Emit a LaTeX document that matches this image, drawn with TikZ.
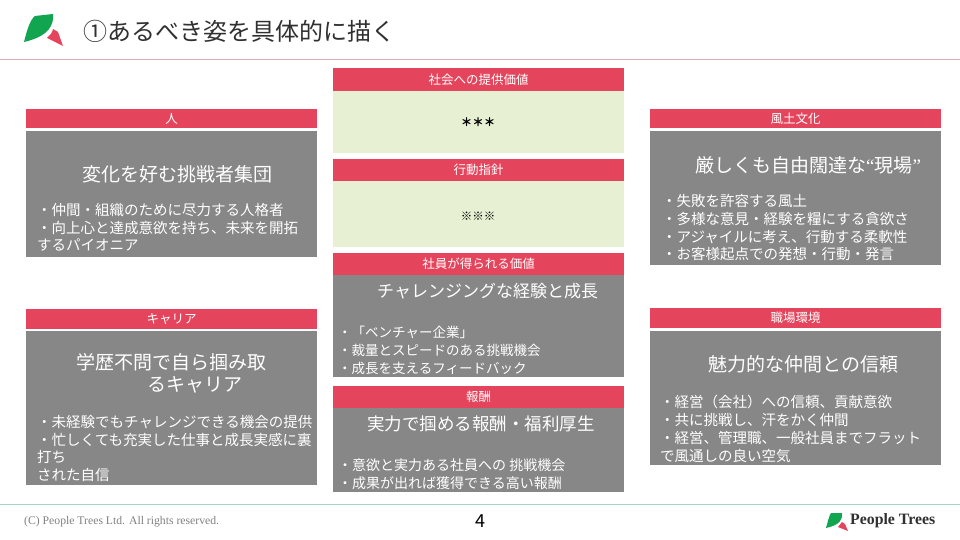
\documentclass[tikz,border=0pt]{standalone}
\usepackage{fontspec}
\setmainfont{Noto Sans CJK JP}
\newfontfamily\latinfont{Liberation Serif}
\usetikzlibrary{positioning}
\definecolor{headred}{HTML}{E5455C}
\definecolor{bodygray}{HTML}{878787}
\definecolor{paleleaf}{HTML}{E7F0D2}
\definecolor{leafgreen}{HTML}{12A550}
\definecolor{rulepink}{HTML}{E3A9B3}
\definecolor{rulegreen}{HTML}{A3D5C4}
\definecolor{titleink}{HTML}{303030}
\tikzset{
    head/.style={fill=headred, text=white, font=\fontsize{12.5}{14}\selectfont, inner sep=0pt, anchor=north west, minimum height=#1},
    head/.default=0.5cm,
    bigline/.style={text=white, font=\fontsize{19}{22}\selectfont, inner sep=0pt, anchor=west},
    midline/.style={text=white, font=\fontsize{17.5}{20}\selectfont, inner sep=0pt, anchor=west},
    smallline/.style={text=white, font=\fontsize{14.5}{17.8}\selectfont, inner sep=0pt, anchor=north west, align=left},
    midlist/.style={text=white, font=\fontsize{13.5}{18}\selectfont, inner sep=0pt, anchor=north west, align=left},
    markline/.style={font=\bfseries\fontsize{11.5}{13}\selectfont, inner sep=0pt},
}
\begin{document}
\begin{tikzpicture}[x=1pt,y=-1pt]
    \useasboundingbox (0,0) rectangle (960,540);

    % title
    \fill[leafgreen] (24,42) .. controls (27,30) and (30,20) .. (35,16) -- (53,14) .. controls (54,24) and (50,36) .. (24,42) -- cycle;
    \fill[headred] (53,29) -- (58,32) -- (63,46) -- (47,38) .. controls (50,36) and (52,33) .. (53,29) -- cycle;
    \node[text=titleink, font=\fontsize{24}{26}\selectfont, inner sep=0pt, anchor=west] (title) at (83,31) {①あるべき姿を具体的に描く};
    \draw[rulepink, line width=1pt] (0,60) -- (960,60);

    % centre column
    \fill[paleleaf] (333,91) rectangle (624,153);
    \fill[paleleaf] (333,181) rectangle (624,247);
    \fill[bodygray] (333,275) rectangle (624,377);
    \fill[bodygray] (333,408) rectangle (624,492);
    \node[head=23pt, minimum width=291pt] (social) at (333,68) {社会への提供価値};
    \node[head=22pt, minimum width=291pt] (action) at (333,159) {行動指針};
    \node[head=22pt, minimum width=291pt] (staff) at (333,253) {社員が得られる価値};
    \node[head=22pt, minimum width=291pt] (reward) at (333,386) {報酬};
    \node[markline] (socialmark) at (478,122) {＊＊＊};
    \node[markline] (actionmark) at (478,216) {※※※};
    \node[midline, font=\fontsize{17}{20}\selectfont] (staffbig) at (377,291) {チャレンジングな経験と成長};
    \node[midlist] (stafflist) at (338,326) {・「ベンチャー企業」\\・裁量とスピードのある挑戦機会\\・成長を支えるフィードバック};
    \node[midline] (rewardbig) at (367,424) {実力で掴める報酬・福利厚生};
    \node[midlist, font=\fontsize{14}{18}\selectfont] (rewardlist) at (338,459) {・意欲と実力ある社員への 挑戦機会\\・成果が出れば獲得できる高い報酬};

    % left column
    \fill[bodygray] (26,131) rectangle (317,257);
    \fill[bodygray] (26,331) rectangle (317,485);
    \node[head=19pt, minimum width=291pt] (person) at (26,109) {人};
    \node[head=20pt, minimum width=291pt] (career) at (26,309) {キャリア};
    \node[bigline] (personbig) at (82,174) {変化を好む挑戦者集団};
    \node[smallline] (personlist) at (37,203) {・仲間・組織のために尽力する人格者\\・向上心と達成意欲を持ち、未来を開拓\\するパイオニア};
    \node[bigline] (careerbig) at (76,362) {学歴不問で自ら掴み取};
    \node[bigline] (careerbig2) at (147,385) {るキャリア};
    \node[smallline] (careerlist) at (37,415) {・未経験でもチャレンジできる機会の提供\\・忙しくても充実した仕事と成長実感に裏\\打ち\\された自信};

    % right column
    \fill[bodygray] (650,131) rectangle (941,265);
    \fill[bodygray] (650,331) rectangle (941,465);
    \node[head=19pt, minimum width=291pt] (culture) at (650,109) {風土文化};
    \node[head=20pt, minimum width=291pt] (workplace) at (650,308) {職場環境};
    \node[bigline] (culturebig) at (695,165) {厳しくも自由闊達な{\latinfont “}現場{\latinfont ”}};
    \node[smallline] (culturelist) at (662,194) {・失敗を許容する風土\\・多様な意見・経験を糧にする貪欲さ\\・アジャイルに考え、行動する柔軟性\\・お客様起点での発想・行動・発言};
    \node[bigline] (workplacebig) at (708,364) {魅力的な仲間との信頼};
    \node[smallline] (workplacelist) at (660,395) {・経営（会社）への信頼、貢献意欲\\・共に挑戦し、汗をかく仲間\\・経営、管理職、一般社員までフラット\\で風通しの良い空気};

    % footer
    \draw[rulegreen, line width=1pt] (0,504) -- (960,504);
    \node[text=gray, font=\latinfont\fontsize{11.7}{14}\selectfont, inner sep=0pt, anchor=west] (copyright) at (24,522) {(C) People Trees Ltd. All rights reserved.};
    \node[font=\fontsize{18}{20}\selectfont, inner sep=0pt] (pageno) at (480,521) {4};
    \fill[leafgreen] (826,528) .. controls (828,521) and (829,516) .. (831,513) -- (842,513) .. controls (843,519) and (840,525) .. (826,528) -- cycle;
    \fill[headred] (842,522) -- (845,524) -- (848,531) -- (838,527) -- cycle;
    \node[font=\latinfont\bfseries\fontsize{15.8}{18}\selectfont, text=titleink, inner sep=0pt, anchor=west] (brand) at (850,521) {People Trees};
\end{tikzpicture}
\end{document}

================

Without the pictures, copy the material exactly as given.

* **TASK ANSWER**:
Emit a LaTeX document that matches this image, drawn with TikZ.
\documentclass[tikz,border=0pt]{standalone}
\usepackage{fontspec}
\setmainfont{Noto Sans CJK JP}
\newfontfamily\latinfont{Liberation Serif}
\usetikzlibrary{positioning}
\definecolor{headred}{HTML}{E5455C}
\definecolor{bodygray}{HTML}{878787}
\definecolor{paleleaf}{HTML}{E7F0D2}
\definecolor{leafgreen}{HTML}{12A550}
\definecolor{rulepink}{HTML}{E3A9B3}
\definecolor{rulegreen}{HTML}{A3D5C4}
\definecolor{titleink}{HTML}{303030}
\tikzset{
    head/.style={fill=headred, text=white, font=\fontsize{12.5}{14}\selectfont, inner sep=0pt, anchor=north west, minimum height=#1},
    head/.default=0.5cm,
    bigline/.style={text=white, font=\fontsize{19}{22}\selectfont, inner sep=0pt, anchor=west},
    midline/.style={text=white, font=\fontsize{17.5}{20}\selectfont, inner sep=0pt, anchor=west},
    smallline/.style={text=white, font=\fontsize{14.5}{17.8}\selectfont, inner sep=0pt, anchor=north west, align=left},
    midlist/.style={text=white, font=\fontsize{13.5}{18}\selectfont, inner sep=0pt, anchor=north west, align=left},
    markline/.style={font=\bfseries\fontsize{11.5}{13}\selectfont, inner sep=0pt},
}
\begin{document}
\begin{tikzpicture}[x=1pt,y=-1pt]
    \useasboundingbox (0,0) rectangle (960,540);

    % title
    \fill[leafgreen] (24,42) .. controls (27,30) and (30,20) .. (35,16) -- (53,14) .. controls (54,24) and (50,36) .. (24,42) -- cycle;
    \fill[headred] (53,29) -- (58,32) -- (63,46) -- (47,38) .. controls (50,36) and (52,33) .. (53,29) -- cycle;
    \node[text=titleink, font=\fontsize{24}{26}\selectfont, inner sep=0pt, anchor=west] (title) at (83,31) {①あるべき姿を具体的に描く};
    \draw[rulepink, line width=1pt] (0,60) -- (960,60);

    % centre column
    \fill[paleleaf] (333,91) rectangle (624,153);
    \fill[paleleaf] (333,181) rectangle (624,247);
    \fill[bodygray] (333,275) rectangle (624,377);
    \fill[bodygray] (333,408) rectangle (624,492);
    \node[head=23pt, minimum width=291pt] (social) at (333,68) {社会への提供価値};
    \node[head=22pt, minimum width=291pt] (action) at (333,159) {行動指針};
    \node[head=22pt, minimum width=291pt] (staff) at (333,253) {社員が得られる価値};
    \node[head=22pt, minimum width=291pt] (reward) at (333,386) {報酬};
    \node[markline] (socialmark) at (478,122) {＊＊＊};
    \node[markline] (actionmark) at (478,216) {※※※};
    \node[midline, font=\fontsize{17}{20}\selectfont] (staffbig) at (377,291) {チャレンジングな経験と成長};
    \node[midlist] (stafflist) at (338,326) {・「ベンチャー企業」\\・裁量とスピードのある挑戦機会\\・成長を支えるフィードバック};
    \node[midline] (rewardbig) at (367,424) {実力で掴める報酬・福利厚生};
    \node[midlist, font=\fontsize{14}{18}\selectfont] (rewardlist) at (338,459) {・意欲と実力ある社員への 挑戦機会\\・成果が出れば獲得できる高い報酬};

    % left column
    \fill[bodygray] (26,131) rectangle (317,257);
    \fill[bodygray] (26,331) rectangle (317,485);
    \node[head=19pt, minimum width=291pt] (person) at (26,109) {人};
    \node[head=20pt, minimum width=291pt] (career) at (26,309) {キャリア};
    \node[bigline] (personbig) at (82,174) {変化を好む挑戦者集団};
    \node[smallline] (personlist) at (37,203) {・仲間・組織のために尽力する人格者\\・向上心と達成意欲を持ち、未来を開拓\\するパイオニア};
    \node[bigline] (careerbig) at (76,362) {学歴不問で自ら掴み取};
    \node[bigline] (careerbig2) at (147,385) {るキャリア};
    \node[smallline] (careerlist) at (37,415) {・未経験でもチャレンジできる機会の提供\\・忙しくても充実した仕事と成長実感に裏\\打ち\\された自信};

    % right column
    \fill[bodygray] (650,131) rectangle (941,265);
    \fill[bodygray] (650,331) rectangle (941,465);
    \node[head=19pt, minimum width=291pt] (culture) at (650,109) {風土文化};
    \node[head=20pt, minimum width=291pt] (workplace) at (650,308) {職場環境};
    \node[bigline] (culturebig) at (695,165) {厳しくも自由闊達な{\latinfont “}現場{\latinfont ”}};
    \node[smallline] (culturelist) at (662,194) {・失敗を許容する風土\\・多様な意見・経験を糧にする貪欲さ\\・アジャイルに考え、行動する柔軟性\\・お客様起点での発想・行動・発言};
    \node[bigline] (workplacebig) at (708,364) {魅力的な仲間との信頼};
    \node[smallline] (workplacelist) at (660,395) {・経営（会社）への信頼、貢献意欲\\・共に挑戦し、汗をかく仲間\\・経営、管理職、一般社員までフラット\\で風通しの良い空気};

    % footer
    \draw[rulegreen, line width=1pt] (0,504) -- (960,504);
    \node[text=gray, font=\latinfont\fontsize{11.7}{14}\selectfont, inner sep=0pt, anchor=west] (copyright) at (24,522) {(C) People Trees Ltd. All rights reserved.};
    \node[font=\fontsize{18}{20}\selectfont, inner sep=0pt] (pageno) at (480,521) {4};
    \fill[leafgreen] (826,528) .. controls (828,521) and (829,516) .. (831,513) -- (842,513) .. controls (843,519) and (840,525) .. (826,528) -- cycle;
    \fill[headred] (842,522) -- (845,524) -- (848,531) -- (838,527) -- cycle;
    \node[font=\latinfont\bfseries\fontsize{15.8}{18}\selectfont, text=titleink, inner sep=0pt, anchor=west] (brand) at (850,521) {People Trees};
\end{tikzpicture}
\end{document}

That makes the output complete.